----- INPUT DATA
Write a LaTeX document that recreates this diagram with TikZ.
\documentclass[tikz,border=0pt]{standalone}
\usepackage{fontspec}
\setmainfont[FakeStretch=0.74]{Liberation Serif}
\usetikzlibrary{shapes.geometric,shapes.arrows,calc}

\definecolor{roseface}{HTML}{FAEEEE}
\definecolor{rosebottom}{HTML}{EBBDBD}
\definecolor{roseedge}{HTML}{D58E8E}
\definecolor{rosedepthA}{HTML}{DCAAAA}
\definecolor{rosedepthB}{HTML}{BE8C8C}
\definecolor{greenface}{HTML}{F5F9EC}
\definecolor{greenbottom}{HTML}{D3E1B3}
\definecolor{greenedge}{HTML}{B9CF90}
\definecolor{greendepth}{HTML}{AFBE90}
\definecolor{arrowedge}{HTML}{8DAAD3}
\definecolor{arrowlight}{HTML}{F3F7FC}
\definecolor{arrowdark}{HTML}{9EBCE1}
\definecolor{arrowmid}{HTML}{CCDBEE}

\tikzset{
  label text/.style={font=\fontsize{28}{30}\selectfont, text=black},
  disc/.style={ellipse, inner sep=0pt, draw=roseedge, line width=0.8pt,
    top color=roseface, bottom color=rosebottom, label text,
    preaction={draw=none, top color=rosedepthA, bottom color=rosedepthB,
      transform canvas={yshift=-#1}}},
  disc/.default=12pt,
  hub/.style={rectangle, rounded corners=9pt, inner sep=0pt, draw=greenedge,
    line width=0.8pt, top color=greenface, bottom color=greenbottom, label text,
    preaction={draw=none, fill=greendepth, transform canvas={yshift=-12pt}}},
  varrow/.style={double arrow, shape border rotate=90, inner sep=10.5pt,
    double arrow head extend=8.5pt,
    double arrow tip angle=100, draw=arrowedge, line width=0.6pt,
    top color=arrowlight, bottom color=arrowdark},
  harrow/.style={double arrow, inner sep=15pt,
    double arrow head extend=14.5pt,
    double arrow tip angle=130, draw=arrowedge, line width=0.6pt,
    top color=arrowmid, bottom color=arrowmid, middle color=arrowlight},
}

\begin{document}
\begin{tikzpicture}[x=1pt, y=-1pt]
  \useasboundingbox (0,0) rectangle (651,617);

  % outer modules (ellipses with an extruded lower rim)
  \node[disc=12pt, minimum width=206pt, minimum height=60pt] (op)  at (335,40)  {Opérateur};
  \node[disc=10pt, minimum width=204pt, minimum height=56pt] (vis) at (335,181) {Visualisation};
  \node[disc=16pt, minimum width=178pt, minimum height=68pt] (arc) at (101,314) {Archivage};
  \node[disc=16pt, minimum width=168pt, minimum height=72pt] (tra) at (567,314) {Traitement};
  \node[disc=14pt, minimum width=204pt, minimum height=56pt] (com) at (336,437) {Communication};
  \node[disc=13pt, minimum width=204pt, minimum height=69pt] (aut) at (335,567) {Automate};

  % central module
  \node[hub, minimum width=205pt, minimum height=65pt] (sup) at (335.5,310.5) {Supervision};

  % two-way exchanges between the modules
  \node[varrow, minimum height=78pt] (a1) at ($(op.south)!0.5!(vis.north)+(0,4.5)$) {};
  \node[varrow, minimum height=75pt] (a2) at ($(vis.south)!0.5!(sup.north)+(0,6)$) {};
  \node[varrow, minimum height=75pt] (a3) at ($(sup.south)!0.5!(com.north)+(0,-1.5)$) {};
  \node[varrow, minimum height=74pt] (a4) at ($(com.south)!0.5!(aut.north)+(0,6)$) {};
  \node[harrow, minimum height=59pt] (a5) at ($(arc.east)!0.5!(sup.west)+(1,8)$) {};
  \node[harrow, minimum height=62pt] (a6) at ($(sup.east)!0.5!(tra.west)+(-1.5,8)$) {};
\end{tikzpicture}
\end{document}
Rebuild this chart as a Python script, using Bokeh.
----------
### REQUIREMENTS
Give back the data above exactly as it appears.

### WRITTEN SOLUTION
Write a LaTeX document that recreates this diagram with TikZ.
\documentclass[tikz,border=0pt]{standalone}
\usepackage{fontspec}
\setmainfont[FakeStretch=0.74]{Liberation Serif}
\usetikzlibrary{shapes.geometric,shapes.arrows,calc}

\definecolor{roseface}{HTML}{FAEEEE}
\definecolor{rosebottom}{HTML}{EBBDBD}
\definecolor{roseedge}{HTML}{D58E8E}
\definecolor{rosedepthA}{HTML}{DCAAAA}
\definecolor{rosedepthB}{HTML}{BE8C8C}
\definecolor{greenface}{HTML}{F5F9EC}
\definecolor{greenbottom}{HTML}{D3E1B3}
\definecolor{greenedge}{HTML}{B9CF90}
\definecolor{greendepth}{HTML}{AFBE90}
\definecolor{arrowedge}{HTML}{8DAAD3}
\definecolor{arrowlight}{HTML}{F3F7FC}
\definecolor{arrowdark}{HTML}{9EBCE1}
\definecolor{arrowmid}{HTML}{CCDBEE}

\tikzset{
  label text/.style={font=\fontsize{28}{30}\selectfont, text=black},
  disc/.style={ellipse, inner sep=0pt, draw=roseedge, line width=0.8pt,
    top color=roseface, bottom color=rosebottom, label text,
    preaction={draw=none, top color=rosedepthA, bottom color=rosedepthB,
      transform canvas={yshift=-#1}}},
  disc/.default=12pt,
  hub/.style={rectangle, rounded corners=9pt, inner sep=0pt, draw=greenedge,
    line width=0.8pt, top color=greenface, bottom color=greenbottom, label text,
    preaction={draw=none, fill=greendepth, transform canvas={yshift=-12pt}}},
  varrow/.style={double arrow, shape border rotate=90, inner sep=10.5pt,
    double arrow head extend=8.5pt,
    double arrow tip angle=100, draw=arrowedge, line width=0.6pt,
    top color=arrowlight, bottom color=arrowdark},
  harrow/.style={double arrow, inner sep=15pt,
    double arrow head extend=14.5pt,
    double arrow tip angle=130, draw=arrowedge, line width=0.6pt,
    top color=arrowmid, bottom color=arrowmid, middle color=arrowlight},
}

\begin{document}
\begin{tikzpicture}[x=1pt, y=-1pt]
  \useasboundingbox (0,0) rectangle (651,617);

  % outer modules (ellipses with an extruded lower rim)
  \node[disc=12pt, minimum width=206pt, minimum height=60pt] (op)  at (335,40)  {Opérateur};
  \node[disc=10pt, minimum width=204pt, minimum height=56pt] (vis) at (335,181) {Visualisation};
  \node[disc=16pt, minimum width=178pt, minimum height=68pt] (arc) at (101,314) {Archivage};
  \node[disc=16pt, minimum width=168pt, minimum height=72pt] (tra) at (567,314) {Traitement};
  \node[disc=14pt, minimum width=204pt, minimum height=56pt] (com) at (336,437) {Communication};
  \node[disc=13pt, minimum width=204pt, minimum height=69pt] (aut) at (335,567) {Automate};

  % central module
  \node[hub, minimum width=205pt, minimum height=65pt] (sup) at (335.5,310.5) {Supervision};

  % two-way exchanges between the modules
  \node[varrow, minimum height=78pt] (a1) at ($(op.south)!0.5!(vis.north)+(0,4.5)$) {};
  \node[varrow, minimum height=75pt] (a2) at ($(vis.south)!0.5!(sup.north)+(0,6)$) {};
  \node[varrow, minimum height=75pt] (a3) at ($(sup.south)!0.5!(com.north)+(0,-1.5)$) {};
  \node[varrow, minimum height=74pt] (a4) at ($(com.south)!0.5!(aut.north)+(0,6)$) {};
  \node[harrow, minimum height=59pt] (a5) at ($(arc.east)!0.5!(sup.west)+(1,8)$) {};
  \node[harrow, minimum height=62pt] (a6) at ($(sup.east)!0.5!(tra.west)+(-1.5,8)$) {};
\end{tikzpicture}
\end{document}
Rebuild this chart as a Python script, using Bokeh.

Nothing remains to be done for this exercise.